Oh he is so adorable, im in love :001_wub: wish i could talk OH round...


----------



## sarahecp (Aug 22, 2011)

What a gorgeous boy :001_wub: :001_wub:

I hope he finds a forever home really soon


----------



## oliviarussian (Sep 2, 2010)

Wow, he's one gorgeous hunk of a cat... He's going to make some lucky person very happy! :001_wub:


----------



## catcoonz (Aug 4, 2012)

I am so glad this beautiful boy is with Spid, if he was here I would want to keep him.


----------



## tincan (Aug 30, 2012)

catcoonz said:


> I am so glad this beautiful boy is with Spid, if he was here I would want to keep him.


Who wouldn't CC ..... I am sure he won't be long without a comfy lap & lot's of love


----------



## moggiemum (Mar 28, 2013)

he is stunning and he really suits his name also , fit for a persian prince

Prince Jalani i hope you find your forever home soon x


----------



## welshjet (Mar 31, 2011)

What a stunning boy he is, he.looks fabulous, you can tell hes been loved and adored, his coat looks.in such good condition.

As much as I would eerr love you to stay with Spid, paws crossed your new slave finds you soon xxx


----------



## welshjet (Mar 31, 2011)

Oh MM loving the siggie x


----------



## catcoonz (Aug 4, 2012)

I cant believe this gorgeous boy is still in rescue, he is super cute and so friendly with cuddles, somebody must want kitty cuddles.


----------



## welshjet (Mar 31, 2011)

Was just checking in as well 

If only I could but there is no possible way at all


----------



## welshjet (Mar 31, 2011)

Bump bump bump


----------



## catcoonz (Aug 4, 2012)

A gentle bump for this special boy who surprisingly is still looking for a home.


----------



## ClaireyFairy (Jan 30, 2014)

I cant believe he hasn't found a home yet, he's beautiful.
Fingers crossed he wont be waiting too much longer.


----------



## jill3 (Feb 18, 2009)

He is Beautiful.:001_tt1:


----------



## catcoonz (Aug 4, 2012)

Jalani is now desperate for his own home.

The storms have hit the rescue hard where we now need to repair pens, he cant stay in his foster home forever and we are now getting desperate.

Please share as much as you can on this beautiful boy, all he wants is a warm lap to curl up on.


----------



## cats galore (Jul 17, 2012)

catcoonz said:


> Jalani is now desperate for his own home.
> 
> The storms have hit the rescue hard where we now need to repair pens, he cant stay in his foster home forever and we are now getting desperate.
> 
> Please share as much as you can on this beautiful boy, all he wants is a warm lap to curl up on.

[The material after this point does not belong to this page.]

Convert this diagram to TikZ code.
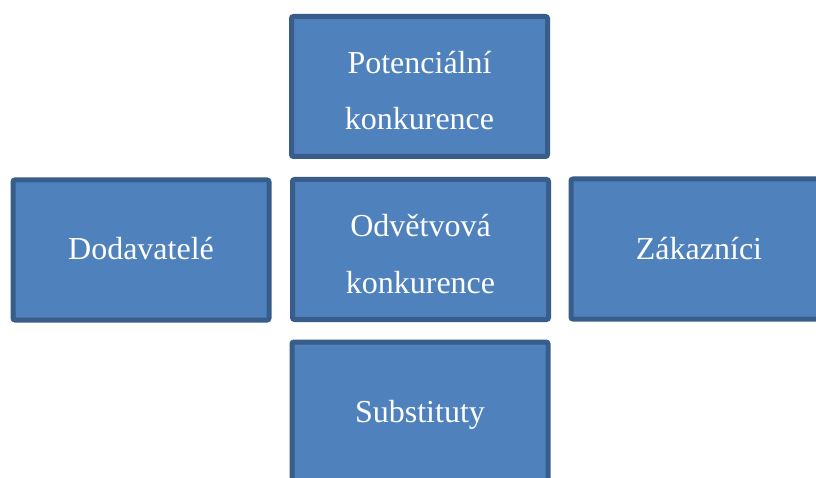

I've shared his info on my fb page, the rescues fb page and i've also got a poster up in my vets. hopefully someone will want him very soon. i can't believe he hasn't been snapped up, he's beautiful


----------



## rox666 (May 22, 2012)

How on earth has this gorgeous boy not found a home yet?! I am so so so tempted to offer him a home (I so long for a big hairy boy around the house ) but having not long had Electra I'm not sure it is wise.


----------



## moggiemum (Mar 28, 2013)

prince jalani and miss electra sounds like a purrfect match  xx


----------



## moggiemum (Mar 28, 2013)

catcoonz said:


> Jalani is now desperate for his own home.
> 
> The storms have hit the rescue hard where we now need to repair pens, he cant stay in his foster home forever and we are now getting desperate.
> 
> Please share as much as you can on this beautiful boy, all he wants is a warm lap to curl up on.


awww bles i didnt realise he was now with you CC , hope you managing ok and wish it would all be over soon  xx


----------



## cats galore (Jul 17, 2012)

i have someone interested in Jalani
i'm finding out more info at moment and if it seems ok i will do a homecheck. then we need to get him transported to me in wolverhampton if everything is ok


----------



## rox666 (May 22, 2012)

That's really great news, if it doesn't work out then I may well be able to offer him a home.


----------



## catcoonz (Aug 4, 2012)

He is still in foster home but cant stay there forever, I cant have him with me as my pens have been battered by the storms.

Would really like him to be settled in his own home sooner rather than later.


----------



## catcoonz (Aug 4, 2012)

We may have a home for this beautiful boy, watch this space but a viewing is being done shortly.


----------



## catcoonz (Aug 4, 2012)

Thank You Spid for all your hard work, I really appreciate all the help you have given me. xxx

You know you are SUPERWOMAN don't you.


----------



## jill3 (Feb 18, 2009)

He is a very Beautiful Boy. I hope all goes well for him on this Viewing that is going to Happen
Someone is going to be very Lucky.


----------



## Cazzer (Feb 1, 2010)

Hope all goes well for him!


----------



## moggiemum (Mar 28, 2013)

fantastic news xx


----------



## spid (Nov 4, 2008)

Great news - Fluffy is settling into his new home as I type!!!!!!!! Thank goodness.


----------



## moggiemum (Mar 28, 2013)

aww brilliant xx good job to everyone involvedxx


----------



## jill3 (Feb 18, 2009)

will we get up dates about how this Beautiful Boy is settling in to his new home?


----------



## oliviarussian (Sep 2, 2010)

Fantastic news :thumbup:


----------



## catcoonz (Aug 4, 2012)

Yes we will get updates and I will put photo's on as we get them.


----------